Thursday, March 22, 2018

Racial Division and Reconciliation in the Bible: Interacting with Jarvis Williams Pt. 4




Now, it is certainly the case that Adam and Eve would now have to manage competing priorities and even interests. Conflict was inevitable. Rather than submit to him, Eve would have an innate desire to rule over her husband. But this is still not the division that exists between humanity and God. It only opens the door for such division. The potential for division is not division. While it is true that division is the consequence of sin, it is not to be confused with the state of man’s relationship with God. Man was not cut off from man the way he was cut off from God after the fall. Adam and Eve were not cut off from each other.

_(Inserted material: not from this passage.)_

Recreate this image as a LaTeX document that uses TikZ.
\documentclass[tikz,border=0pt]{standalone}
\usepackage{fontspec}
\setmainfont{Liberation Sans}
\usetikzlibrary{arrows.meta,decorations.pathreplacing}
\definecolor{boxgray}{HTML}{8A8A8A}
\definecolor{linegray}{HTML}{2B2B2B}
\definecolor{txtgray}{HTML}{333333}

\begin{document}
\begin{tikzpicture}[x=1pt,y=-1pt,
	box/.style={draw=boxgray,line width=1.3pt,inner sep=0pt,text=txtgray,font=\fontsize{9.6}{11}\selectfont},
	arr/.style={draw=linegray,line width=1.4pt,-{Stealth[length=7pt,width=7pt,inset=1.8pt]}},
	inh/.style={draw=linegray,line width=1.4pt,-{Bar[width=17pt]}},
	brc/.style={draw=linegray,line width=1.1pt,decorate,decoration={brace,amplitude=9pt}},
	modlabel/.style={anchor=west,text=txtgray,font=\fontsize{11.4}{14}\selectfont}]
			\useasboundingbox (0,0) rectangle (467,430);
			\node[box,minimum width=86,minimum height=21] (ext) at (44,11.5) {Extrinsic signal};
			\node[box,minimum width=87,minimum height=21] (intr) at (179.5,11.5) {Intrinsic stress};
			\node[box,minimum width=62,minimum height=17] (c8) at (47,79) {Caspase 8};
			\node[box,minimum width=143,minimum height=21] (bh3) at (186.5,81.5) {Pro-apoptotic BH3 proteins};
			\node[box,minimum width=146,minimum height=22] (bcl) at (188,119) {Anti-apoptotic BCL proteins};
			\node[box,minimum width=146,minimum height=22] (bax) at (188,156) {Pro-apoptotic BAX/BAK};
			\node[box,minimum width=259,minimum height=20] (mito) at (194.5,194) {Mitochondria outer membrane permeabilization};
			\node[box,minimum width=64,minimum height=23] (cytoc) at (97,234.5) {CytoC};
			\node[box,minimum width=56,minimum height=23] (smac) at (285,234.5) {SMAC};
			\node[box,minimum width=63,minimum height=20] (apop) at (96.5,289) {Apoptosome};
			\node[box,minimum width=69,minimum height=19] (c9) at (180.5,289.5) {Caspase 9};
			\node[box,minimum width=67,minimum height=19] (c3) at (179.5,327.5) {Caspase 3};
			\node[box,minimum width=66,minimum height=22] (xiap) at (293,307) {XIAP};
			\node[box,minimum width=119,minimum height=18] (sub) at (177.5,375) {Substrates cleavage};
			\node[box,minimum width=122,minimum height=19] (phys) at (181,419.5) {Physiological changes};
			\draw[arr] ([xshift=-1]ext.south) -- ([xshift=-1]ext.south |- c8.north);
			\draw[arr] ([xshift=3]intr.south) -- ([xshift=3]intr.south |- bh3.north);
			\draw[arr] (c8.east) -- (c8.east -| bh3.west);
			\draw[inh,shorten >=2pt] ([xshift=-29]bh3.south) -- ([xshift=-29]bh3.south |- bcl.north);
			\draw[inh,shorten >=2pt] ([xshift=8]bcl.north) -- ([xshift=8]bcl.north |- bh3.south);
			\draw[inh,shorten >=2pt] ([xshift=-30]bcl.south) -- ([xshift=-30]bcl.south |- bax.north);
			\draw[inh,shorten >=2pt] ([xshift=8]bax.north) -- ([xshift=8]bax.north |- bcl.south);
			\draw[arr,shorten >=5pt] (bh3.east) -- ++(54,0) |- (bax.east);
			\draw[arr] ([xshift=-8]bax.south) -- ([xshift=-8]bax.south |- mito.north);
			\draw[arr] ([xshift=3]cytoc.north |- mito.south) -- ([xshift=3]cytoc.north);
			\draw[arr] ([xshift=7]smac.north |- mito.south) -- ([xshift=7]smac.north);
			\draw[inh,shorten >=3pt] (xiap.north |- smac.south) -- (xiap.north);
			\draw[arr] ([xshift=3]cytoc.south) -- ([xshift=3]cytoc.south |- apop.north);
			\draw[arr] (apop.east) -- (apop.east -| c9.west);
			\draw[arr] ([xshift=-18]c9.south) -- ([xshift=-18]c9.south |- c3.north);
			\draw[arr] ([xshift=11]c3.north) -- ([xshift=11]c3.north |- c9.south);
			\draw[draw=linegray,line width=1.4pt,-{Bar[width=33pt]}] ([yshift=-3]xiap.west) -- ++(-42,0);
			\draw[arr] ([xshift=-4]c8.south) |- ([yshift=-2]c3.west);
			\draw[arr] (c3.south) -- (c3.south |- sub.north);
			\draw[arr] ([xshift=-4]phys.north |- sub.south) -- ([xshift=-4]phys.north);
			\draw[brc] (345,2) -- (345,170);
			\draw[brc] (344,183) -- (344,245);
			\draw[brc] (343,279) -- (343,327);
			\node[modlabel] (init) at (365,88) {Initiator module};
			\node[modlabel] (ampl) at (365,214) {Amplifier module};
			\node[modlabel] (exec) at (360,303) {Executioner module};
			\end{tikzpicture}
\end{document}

Williams advances his argument with the following claim: Yet the Bible teaches that Jesus, the new Adam, died and rose from the dead to kill all forms of sin and to reverse the vertical and horizontal curse over the entire cosmos by restoring vertical and horizontal relationships. It is clear that Williams takes his racial reconciliation ideas to the text, exaggerates division between humanity, includes it in the curse, and the folds it into the gospel. This is not to say that there is no relationship between human hostility and the fall. Surely there is. But as he always does, Williams pushes this hostility too far. Williams positions the gospel as reconciliation in the broadest terms. But there are some serious problems with this understanding of the gospel. Those will be addressed in due course.

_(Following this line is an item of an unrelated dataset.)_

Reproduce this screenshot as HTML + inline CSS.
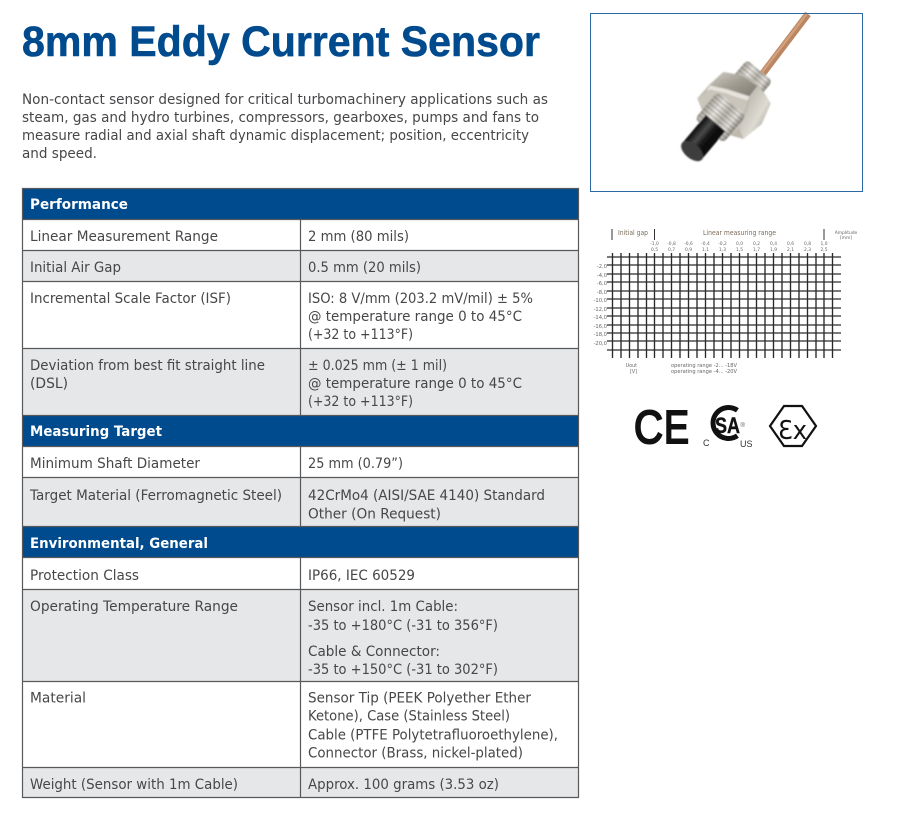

Williams says that the horizontal curse brings us to the topic of racial division. He says Paul generalizes racial division as Jews and Gentiles. Williams is right that there was a separation between the Jews and the Gentiles. He is also right to say that this division was based on the covenant. This division was due to the divine prerogative. We call it election. But Williams is wrong to classify it as racial division. Moses knew nothing about the sort of division that Williams is speaking of. It was not racial division at all. The Jews were of the seed of Abraham. They belonged to the family of Abraham. Abraham was called out by God and his seed was chosen to be God’s people. This created division between Abraham’s offspring and those who were not his offspring. It wasn’t sin that separated human beings from one another, it was God. Because of sin, God chose, according to his plan, to elect some to salvation from the very beginning. That component of God’s plan and more so, the act of God to choose some but not others is the actual cause of the division. All human beings were one man in sin. We see this in Genesis 11:6: The Lord said, “Behold, they are one people, and they all have the same language. And this is what they began to do, and now nothing which they purpose to do will be impossible for them.

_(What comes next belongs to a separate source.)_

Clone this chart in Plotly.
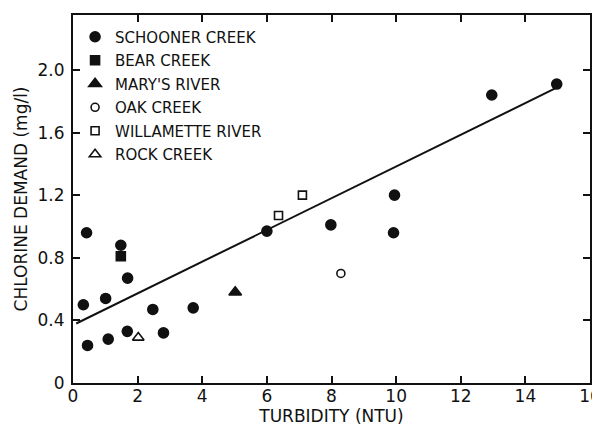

Williams says that “Jesus died so that he would abolish the dividing wall of hostility between Jews and Gentiles so that he would reconcile Jews and Gentiles to God and to each other.” However, that is not exactly what Paul says in Eph. 2:13-16. Paul says that Christ died that he might reconcile both in one body to God through the cross. Hoehner writes, It must be understood that the reconciliation spoken of here is not between Jews and Gentiles “into” one body, for that would necessitate an εις rather than εν…rather it is speaking of those believing Jews and Gentiles, who are in one body, as reconciled “to God.” [Hoehner, 383] In Christ, Jews and Gentiles have been brought together into one man, unified. But it is off the mark to think of them as estranged in a way that requires reconciliation. What divided the Jew and the Gentile was the law, not race. God gave the law to the Jew and not to the Gentile. The point here is that Jesus did not die in order to reconcile races. He died to reconcile the human race to God. And through that reconciliation, the human race that finds itself elect of God, chosen by him finds itself as one new man in Christ. That is the point. The reconciliation to God results in a new kind unity in a new body, the body of Christ.

In summary then, man rebelled against God and as a result, God separated himself from man. God placed a curse on the human race. All men became equally separated from God through the fall of the first man, Adam. Nevertheless, God has acted to reconciled with some men from among the human race. He chose Noah to preserve some men from among fallen men. His choice was grounded in himself. And then, according to the gospel preached in the garden of Eden, God chose Abraham and his seed from among fallen men, to be his covenant people. Abraham's family would be the covenant family that would grow in the covenant nation. It would be through this nation, the Nation of Israel, the Jews, that God would preserve for himself a people, a covenant people, a people whom he would redeem for himself, according to the purpose of his own plan for his own glory. The promise made to Abraham was that all nations would be blessed through his seed. Paul tells us with great clarity that that seed was Christ. In Christ, we are all, Jews and Gentiles, the seed of Abraham. The good news is that Christ reconciles all men to God through his own blood. By faith in the name of Jesus Christ, we are reconciled to God, partakers of the divine nature. We participate in the fellowship with God and now with one another by virtue of the fact that we have been placed into the body of Christ. We are all sons in the family of God. We are one in Christ.